Mon, April 11, 11:45am to 1:15pm, Convention Center, Floor: Level Two, Room 207 A

Abstract

Purpose & Theoretical Perspective
For the past six years, our interdisciplinary team of educators and researchers has engaged Design-Based Implementation Research (Penuel et al., 2011) to bring deep and adaptive learning to two advanced high school courses—AP Government and Politics and AP Environmental Science. Students who have not traditionally enrolled in these courses are being encouraged, even required, to take them under the “excellence for all” banner. In addition to learning challenging content, these students are expected to engage in the rigorous disciplinary literacy advanced by CCSS-ELA.

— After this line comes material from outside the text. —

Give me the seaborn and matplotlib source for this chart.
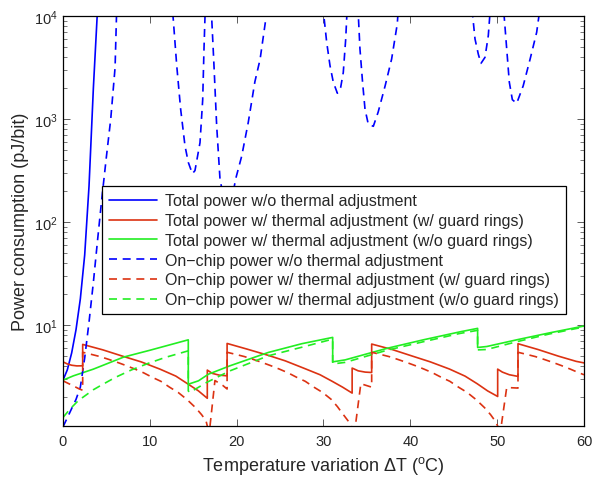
import numpy as np
import pandas as pd
import matplotlib
matplotlib.use("Agg")
import matplotlib.pyplot as plt
import seaborn as sns

# ---------------- data ----------------
# Total power w/o thermal adjustment
tot_nothermal_x = [0, 0.5, 1.0, 1.5, 2.0, 2.5, 3.0, 3.5, 3.95, 4.1]
tot_nothermal_y = [2.92, 3.68, 5.37, 9.02, 18.0, 47.9, 224, 1995, 10470, 15850]

# Total power w/ thermal adjustment (w/ guard rings)
tot_gr_x = [0, 0.5, 1.0, 1.6, 2.27, 2.27, 4.6, 6.95, 9.0, 11.17, 13.0, 14.43, 15.6, 16.62,
            16.62, 17.2, 18.0, 18.9, 18.9, 21.2, 23.6, 25.6, 27.8, 29.6, 31.0, 32.2, 33.3,
            33.3, 34.0, 34.8, 35.55, 35.55, 37.9, 40.25, 42.3, 44.5, 46.3, 47.7, 48.9, 50.06,
            50.06, 50.6, 51.4, 52.4, 52.4, 54.7, 57.05, 59.1, 60]
tot_gr_y = [4.4, 4.2, 4.08, 4.02, 4.03, 6.5, 5.75, 4.97, 4.4, 3.74, 3.2, 2.67, 2.3, 1.95,
            3.66, 3.4, 3.27, 3.22, 6.64, 5.85, 5.1, 4.5, 3.8, 3.3, 2.85, 2.5, 2.19,
            3.83, 3.6, 3.5, 3.47, 6.55, 5.8, 5.0, 4.4, 3.75, 3.2, 2.7, 2.3, 2.03,
            3.74, 3.5, 3.3, 3.18, 6.6, 5.8, 5.0, 4.45, 4.3]

# Total power w/ thermal adjustment (w/o guard rings)
tot_nogr_x = [0, 1.2, 3.5, 7.0, 10.0, 14.43, 14.43, 15.6, 16.75, 19.23, 23.65, 27.5, 31.06,
              31.06, 32.5, 37.3, 41.5, 45.7, 47.75, 47.75, 48.8, 52.25, 56.0, 60]
tot_nogr_y = [2.92, 3.22, 3.74, 4.9, 5.7, 7.2, 2.67, 2.88, 3.34, 4.03, 5.43, 6.6, 7.6,
              4.4, 4.6, 5.95, 7.2, 8.6, 9.3, 6.07, 6.2, 7.2, 8.4, 9.8]

# On-chip power w/o thermal adjustment
chip_nothermal_x = [0, 0.5, 1.0, 1.5, 2.0, 2.5, 3.0, 3.5, 4.0, 4.5, 5.0, 5.5, 6.0, 6.2,
                    12.55, 12.7, 13.1, 13.55, 14.05, 14.43, 14.9, 15.2, 15.78, 16.09, 16.24, 16.4,
                    17.05, 17.39, 17.7, 18.08, 18.5, 19.0, 19.5, 19.89, 20.58, 21.34, 22.1, 22.7, 23.6,
                    29.9, 30.37, 30.75, 31.13, 31.6, 31.98, 32.28, 32.56, 32.75,
                    33.95, 34.2, 34.5, 34.78, 35.16, 35.74, 36.3, 37.1, 37.85, 38.5, 38.65,
                    47.05, 47.45, 47.83, 48.14, 48.6, 48.98, 49.25,
                    50.7, 51.1, 51.4, 51.75, 52.25, 53.0, 53.8, 54.55, 55.0, 60]
chip_nothermal_y = [1.03, 1.26, 1.55, 1.9, 2.5, 4.8, 10.7, 26, 69, 178, 430, 1000, 3160, 13000,
                    13000, 9300, 3300, 1250, 550, 380, 295, 316, 590, 1540, 4800, 13000,
                    13000, 3300, 860, 263, 170, 140, 175, 263, 436, 930, 2300, 3800, 13000,
                    13000, 5550, 3300, 2280, 1780, 2030, 2830, 5980, 13000,
                    13000, 4800, 2280, 1250, 890, 850, 1170, 2100, 3830, 8400, 13000,
                    13000, 5980, 4260, 3470, 3970, 6440, 13000,
                    13000, 4800, 2280, 1540, 1420, 2100, 3830, 6940, 13000, 13000]

# On-chip power w/ thermal adjustment (w/ guard rings)
chip_gr_x = [0, 0.6, 1.2, 1.8, 2.27, 2.27, 3.27, 4.27, 5.27, 6.27, 7.27, 8.27, 9.27, 10.27,
             11.27, 12.27, 13.27, 14.27, 15.27, 15.97, 16.47, 16.62, 16.62, 17.5, 18.4, 18.9,
             18.9, 19.9, 20.9, 21.9, 22.9, 23.9, 24.9, 25.9, 26.9, 27.9, 28.9, 29.9, 30.9, 31.6,
             32.1, 33.1, 33.3, 33.3, 34.3, 35.55, 35.55, 36.55, 37.55, 38.55, 39.55, 40.55,
             41.55, 42.55, 43.55, 44.55, 45.55, 46.55, 47.55, 48.55, 49.25, 49.75, 50.06,
             50.06, 51.1, 52.4, 52.4, 53.4, 54.4, 55.4, 56.4, 57.4, 58.4, 59.4, 60]
chip_gr_y = [2.88, 2.72, 2.57, 2.42, 2.33, 5.45, 5.2, 4.95, 4.65, 4.35, 4.05, 3.75, 3.45,
             3.12, 2.85, 2.5, 2.22, 1.9, 1.58, 1.35, 1.18, 1.05, 0.6, 2.9, 2.6, 2.4,
             5.45, 5.2, 4.95, 4.65, 4.35, 4.05, 3.75, 3.45, 3.12, 2.85, 2.5, 2.22, 1.9, 1.62,
             1.42, 1.1, 1.0, 0.6, 2.7, 2.5, 5.45, 5.2, 4.95, 4.65, 4.35, 4.05,
             3.75, 3.45, 3.12, 2.85, 2.5, 2.22, 1.9, 1.58, 1.35, 1.18, 1.05,
             0.6, 2.48, 2.45, 5.45, 5.2, 4.95, 4.65, 4.35, 4.05, 3.75, 3.45, 3.3]

# On-chip power w/ thermal adjustment (w/o guard rings)
chip_nogr_x = [0, 0.8, 1.76, 2.53, 3.5, 4.26, 6.0, 7.9, 9.8, 11.75, 14.43, 14.43, 14.6, 16.55,
               19.23, 23.65, 27.5, 30.75, 31.06, 31.06, 32.5, 37.3, 41.5, 45.7, 47.75,
               47.75, 48.8, 52.25, 56.0, 60]
chip_nogr_y = [1.27, 1.53, 1.85, 2.06, 2.36, 2.57, 3.1, 3.68, 4.25, 4.85, 5.63, 2.3, 2.22, 2.78,
               3.6, 5.04, 6.1, 7.2, 7.25, 4.2, 4.35, 5.7, 6.9, 8.3, 8.9,
               5.75, 5.8, 6.9, 8.2, 9.6]

series_labels = [
    "Total power w/o thermal adjustment",
    "Total power w/ thermal adjustment (w/ guard rings)",
    "Total power w/ thermal adjustment (w/o guard rings)",
    "On\u2212chip power w/o thermal adjustment",
    "On\u2212chip power w/ thermal adjustment (w/ guard rings)",
    "On\u2212chip power w/ thermal adjustment (w/o guard rings)",
]
x_ticks = [0, 10, 20, 30, 40, 50, 60]

# ---------------- styling ----------------
sns.set_style("ticks")
plt.rcParams["font.family"] = ["Liberation Sans", "DejaVu Sans"]
plt.rcParams["mathtext.fontset"] = "custom"
plt.rcParams["mathtext.rm"] = "Liberation Sans"
plt.rcParams["mathtext.it"] = "Liberation Sans:italic"
plt.rcParams["mathtext.bf"] = "Liberation Sans:bold"

BLUE = "#0000ff"
RED = "#dc3212"
GREEN = "#22ee22"
DASH = (0, (4.8, 3.4))
LW = 1.2

fig = plt.figure(figsize=(5.93, 4.81), dpi=100)
ax = fig.add_axes([0.1062, 0.1123, 0.8786, 0.8524])

data = [
    (tot_nothermal_x, tot_nothermal_y, BLUE, "-"),
    (tot_gr_x, tot_gr_y, RED, "-"),
    (tot_nogr_x, tot_nogr_y, GREEN, "-"),
    (chip_nothermal_x, chip_nothermal_y, BLUE, DASH),
    (chip_gr_x, chip_gr_y, RED, DASH),
    (chip_nogr_x, chip_nogr_y, GREEN, DASH),
]

handles = []
for (xs, ys, col, ls), lab in zip(data, series_labels):
    df = pd.DataFrame({"dT": xs, "P": ys})
    sns.lineplot(data=df, x="dT", y="P", ax=ax, sort=False, estimator=None,
                 color=col, linestyle=ls, linewidth=LW, legend=False)
    handles.append(ax.lines[-1])

ax.set_yscale("log")
ax.set_xlim(0, 60)
ax.set_ylim(1.05, 1e4)
ax.set_xticks(x_ticks)
ax.set_xticklabels([str(t) for t in x_ticks])

ax.tick_params(which="both", direction="in", top=True, right=True,
               labelsize=10.5, color="#444444")
ax.tick_params(which="major", length=5, width=0.6, pad=6)
ax.tick_params(which="minor", length=3, width=0.5)
ax.tick_params(axis="y", which="major", pad=4)
for sp in ax.spines.values():
    sp.set_linewidth(0.9)
    sp.set_color("black")

ax.set_xlabel("Temperature variation \u0394T ($^{\\mathrm{o}}$C)", fontsize=13, labelpad=4)
ax.set_ylabel("Power consumption (pJ/bit)", fontsize=13, labelpad=3)

leg = ax.legend(handles, series_labels, loc="upper left",
                bbox_to_anchor=(0.0749, 0.585), borderaxespad=0.0,
                fontsize=11.5, handlelength=3.0, handletextpad=0.48,
                labelspacing=0.3, borderpad=0.45, fancybox=False,
                framealpha=1.0, edgecolor="black")
leg.get_frame().set_linewidth(0.9)

fig.savefig("out.png", dpi=100)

The purpose of this study is to examine how teachers think about and use collaboratively-developed instructional strategies to enhance deep content learning from texts in these two redesigned courses. Situated in the context of “everyday” urban classrooms, we focus on practices that are both feasible and desirable, in an effort to gain traction on the problem of learning from text.

Methods
Findings from the first two years of implementation of these courses in poverty-impacted urban schools across three states revealed that very few students or teachers were actually using text-based sources for learning (Authors, 2014b). Most telling was that teachers lectured or used other work-arounds to cover the same content contained in the readings, and students received little support for how to learn from text. In response to this situation, we collaborated with teachers to design and implement instructional strategies for learning with and from text. Unlike some others’ efforts (e.g. De La Paz, 2010; Reisman, 2011; Vaughn, 2013), we did not use specially created or revised text resources. We used existing classroom resources, mostly textbooks and online sources, and we worked with teachers help them “deliver” their assigned curriculum. These instructional strategies focused on clear alignment among assigned texts, purposes for reading, and tasks that required students to apply text-based learning.

Data Sources
Here we report data from four teachers in four schools located in two states who enacted these instructional strategies. Using a combination of videotaped classes, teacher interviews, and student interviews, we analyzed the data using constant comparative methods to identify themes and hypotheses (Glaser, 1965).

Results
Preliminary findings suggest that teachers developed a commitment to having students use text for learning. Classroom practices shifted from assigning texts to providing students with clear purposes for reading; more students completed reading assignments and demonstrated deeper understanding. Furthermore, both teachers and students reported productive content learning when they had in-class teacher and peer support to read and discuss texts. Teacher implementation was variable, however, and most needed ongoing support to sustain attention to text-based learning.

Significance
As history suggests, shifting the typical “grammar” (Tyack & Cuban, 1995) of instruction in high school content classes is difficult, especially with respect to learning with and from text. Our results suggest that collaboratively creating strategies that teachers’ can rely on to cover required content with texts they have available may address some of the challenges of the past. We discuss limitations and next steps for research.